Bis dahin dauerte es aber noch einige Jahre, erst 1969 kam es zur Strafrechtsreform, in der der Homosexuellenparagraph entschärft und im Wesentlichen auf den Jugendschutz begrenzt wurde. In den ersten 20 Jahren der Bundesrepublik konnte sich die Verfolgung von Homosexuellen also weiter entfalten, der neue deutsche Staat trieb sie sogar aktiv voran.
Unter der CDU-Regierung
Ein ganz wesentlicher Grund dafür war die dominante Stellung der konservativ-katholisch geprägten Christlich-Demokratischen Union – ein schmerzliches Kapitel unserer Parteigeschichte. Bereits in Weimar war es zuvorderst die katholische Zentrumspartei, die sich gegen eine Reform oder Streichung des 175ers gestellt hatte. In der Adenauer-Ära blühte die gezielte Verfolgung erneut auf. Schätzungen zufolge wurden in der Bundesrepublik bis 1969 um die 50.000 Männer aufgrund homosexueller Handlungen verurteilt. Folglich waren Schwule, die noch von den Nationalsozialisten verurteilt worden waren, auch von einer Rehabilitierung ausgeschlossen.

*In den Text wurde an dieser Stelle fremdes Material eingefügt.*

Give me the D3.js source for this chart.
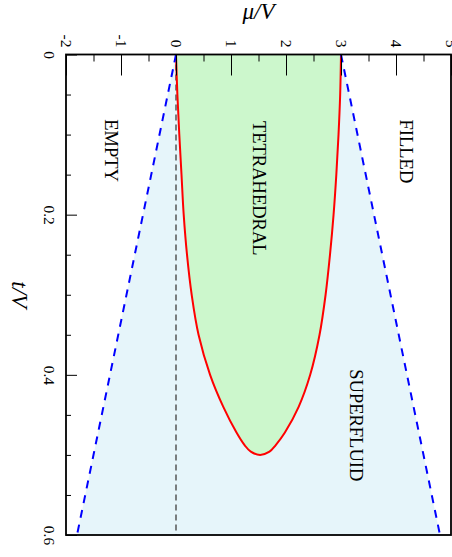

Wider die "sittliche Verwilderung"
Wie konnte es die Union verantworten, an dieser Stelle mit den Praktiken der Nationalsozialisten fortzufahren? Der Kulturwissenschaftler Pretzel stellt dazu folgende These auf: Aus Sicht der unionsgeführten Bundesregierung sei diese Art der Homosexuellenpolitik auch nur eine Art der Vergangenheitsbewältigung gewesen. Da man den Nationalsozialisten die Schuld an der „sittlichen Verwilderung“ gegeben habe, musste man gegen diese nun vehement vorgehen. Erreicht werden konnte das mit einer Rückbesinnung auf die herkömmlichen sittlichen Normen, wie sie von den Kirchen propagiert wurden: Heterosexualität, monogame Ehe, klassische Geschlechterrollen. Die Homosexualität galt dabei als Bedrohung für die Ehe und für Reinheit der Kinder.
CDU-Protagonist: Familienminister Wuermeling
Exekutiert wurde diese strenge Sexualpolitik vom ersten Familienminister der Bundesrepublik, Franz Josef Wuermeling (CDU, Minister von 1953 bis 1961). Er setzte eine strenge Medienzensur durch, Sexualität außerhalb der Ehe wurde kriminalisiert und Homosexuelle von Polizei und Justiz verfolgt. Und eine Verfolgung war es in der Tat. So wurden Homosexuelle nicht etwa nur dann strafrechtlich belangt, wenn sie von jemandem angezeigt wurden. Die Polizei hat aktiv nach ihnen gesucht, Razzien durchgeführt und Stricher verhört, bis diese die Identitäten ihrer Freier preisgaben.
Auch ein Teil unserer Geschichte
Dieses dunkle Kapitel der bundesdeutschen und der christdemokratischen Geschichte verrät viel darüber, warum es noch heute eine so starke Abneigung innerhalb der LSBTI-Community gegenüber der Christlich-Demokratischen Union gibt. Wenn wir uns in diesem Jahr an das Kriegsende vor 75 Jahren erinnern, müssen wir an beides denken: an den Aufbruch in eine freiere Welt, und an die Kontinuität der Verfolgung und Unterdrückung. Während wir uns freuen, in welcher offenen Gesellschaft wir heute leben, dürfen wir nicht vergessen, dass diese nicht im Mai 1945 begonnen hat.